Riding the Biz-owner Roller Coaster

Running your own business can seem like a carnival ride.

When your career is made up of a series of jobs, your progress is more or less linear. With allowances for the occasional dark-year-of-the-soul, midlife crises or abrupt career shift, you will generally move up in responsibility and income incrementally year in and year out.

There will likely be intermittent plateaus or promotion spikes, but most of the ride will not be particularly shocking. When you own your business, however, life is dramatically less stable.

You can go from broke to flush to broke again in a few quick months. You can soar from bum to hero to bum again in a deliriously fast succession of good decisions followed by bad decisions. And it’s bizarre how much a bad decision seems sound in the moment. Likewise, a questionable choice can deliver fabulous success. The difference, oddly enough, has less to do with luck than with the entrepreneur’s tenacity to keep struggling toward success in face of disaster or immediately after actual calamity.

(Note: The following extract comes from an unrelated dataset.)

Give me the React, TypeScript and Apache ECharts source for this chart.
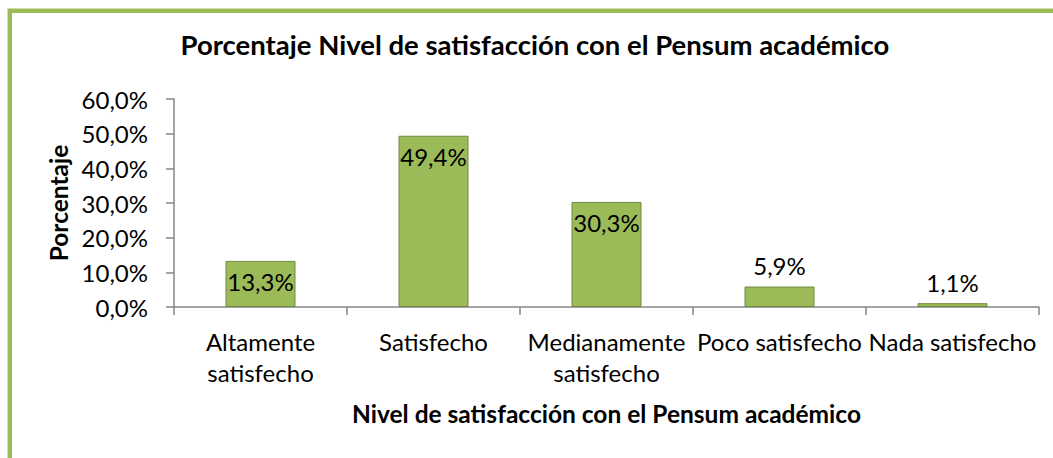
import React, { useEffect, useRef } from "react";
import * as echarts from "echarts";

const categories = [
  "Altamente satisfecho",
  "Satisfecho",
  "Medianamente satisfecho",
  "Poco satisfecho",
  "Nada satisfecho",
];
const values = [13.3, 49.4, 30.3, 5.9, 1.1];
const labelPositions = ["insideTop", "insideTop", "insideTop", "top", "top"];
const categoryLabels: Record<string, string> = {
  "Altamente satisfecho": "Altamente\nsatisfecho",
  "Medianamente satisfecho": "Medianamente\nsatisfecho",
};
const yMin = 0;
const yMax = 60;
const yInterval = 10;

const FONT = "Lato";
const fmt = (v: number) => v.toFixed(1).replace(".", ",") + "%";

export default function App() {
  const ref = useRef<HTMLDivElement>(null);
  useEffect(() => {
    document.body.style.margin = "0";
    const chart = echarts.init(ref.current!, null, { renderer: "svg" });
    chart.setOption({
      animation: false,
      backgroundColor: "#ffffff",
      textStyle: { fontFamily: FONT },
      title: {
        text: "Porcentaje Nivel de satisfacción con el Pensum académico",
        left: 530,
        top: 25,
        textAlign: "center",
        textStyle: { fontFamily: FONT, fontSize: 27.5, fontWeight: "bold", color: "#000" },
      },
      graphic: [
        {
          type: "rect",
          shape: { x: 9.8, y: 10.7, width: 1200, height: 600 },
          style: { fill: "none", stroke: "#9BBB59", lineWidth: 4.5 },
          silent: true,
          z: 100,
        },
      ],
      grid: { left: 174, right: 14, top: 99, bottom: 151, containLabel: false },
      xAxis: {
        type: "category",
        data: categories,
        name: "Nivel de satisfacción con el Pensum académico",
        nameLocation: "middle",
        nameGap: 94,
        nameTextStyle: { fontFamily: FONT, fontSize: 24.5, fontWeight: "bold", color: "#000" },
        axisLine: { lineStyle: { color: "#868686", width: 1.5 } },
        axisTick: { show: true, length: 8, lineStyle: { color: "#868686", width: 1.5 } },
        axisLabel: {
          interval: 0,
          margin: 19,
          fontFamily: FONT,
          fontSize: 24,
          lineHeight: 31,
          color: "#000",
          formatter: (v: string) => categoryLabels[v] ?? v,
        },
      },
      yAxis: {
        type: "value",
        min: yMin,
        max: yMax,
        interval: yInterval,
        name: "Porcentaje",
        nameLocation: "middle",
        nameGap: 100,
        nameRotate: 90,
        nameTextStyle: { fontFamily: FONT, fontSize: 24.5, fontWeight: "bold", color: "#000" },
        axisLine: { show: true, lineStyle: { color: "#868686", width: 1.5 } },
        axisTick: { show: true, length: 8, lineStyle: { color: "#868686", width: 1.5 } },
        splitLine: { show: false },
        axisLabel: {
          margin: 26,
          fontFamily: FONT,
          fontSize: 24,
          color: "#000",
          formatter: (v: number) => fmt(v),
        },
      },
      series: [
        {
          type: "bar",
          barWidth: 70,
          data: values.map((v, i) => ({
            value: v,
            label: { position: labelPositions[i] },
          })),
          itemStyle: { color: "#9BBB59", borderColor: "#71893F", borderWidth: 1 },
          label: {
            show: true,
            distance: 9,
            fontFamily: FONT,
            fontSize: 24,
            color: "#000",
            formatter: (p: any) => fmt(p.value),
          },
        },
      ],
    });
    return () => chart.dispose();
  }, []);
  return <div ref={ref} style={{ width: 1053, height: 458 }} />;
}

Some years back in a book on home-based franchises, I included an entrepreneur’s risk tolerance test developed by the Federal Trade Commission. After answering a list questions, prospective entrepreneurs could use a scoring guide to determine how well their personalities are suited to business ownership.

The questions seemed obvious. Questions such as, “Are you optimistic? Or “Do you root for underdogs?” seemed meaningless, as the answers were self evident. Surely everyone would pass this test with a “ok-to-be-an-entrepreneur stamp. Yet when my younger brother took the test he came away saying, “I would fail miserably if I owned my own business.” I suppose it’s a testament to my own inclination to risk that to me all the questions seemed to have only one possible answer.

After of couple of decades owning businesses, I’m no longer convinced that a high tolerance for risk is a good thing. The ups and downs of business ownership can wreak havoc on families. The person you meet on the upswing when everything is dandy may not realize a disturbingly rough downswing is always just around an unanticipated corner. The dot com entrepreneurs who looked like geniuses in 1999, were viewed as crooks by 2001.

Before I launched my first business, I loved poker and horse racing. I relished a day at the races, standing out in the open air at Santa Fe Downs, looking out at the mountains above the scoreboard in a cool afternoon breeze and an obvious pick in the seventh. After you pick up your winnings, you stop for beer and popcorn.

And I cherished my weekly Friday-night poker as well as my Monday evening game. Yet, within a few weeks of starting my own publishing company, I completely lost interest in even these mild forms of gambling. Now that everything was at risk, any desire to play poker or ride to the races completely vanished.

When you’re in business, everything’s at risk. And it’s more than just money and property. Your relationships are at risk. Your trust is at risk. Your reputation is at risk. Your word is at risk. One spectacularly false move could topple all of it. And even if all of your moves are reasoned, market changes can undermine, even destroy two decades of successful prudent effort.

Business people have a reputation for being conservative. When I launched my own business I started to understand why. If you have everything at risk, you’d better make careful decisions. Once you take the mammoth risk of putting yourself on the line, all other impulses should be to minimize risk and exposure. And no matter how careful your moves, the progress of your own company will likely come with soaring highs and gut-wrenching dives. In America, launching a company is the quickest way to wealth. It’s also a life of roller coaster rides.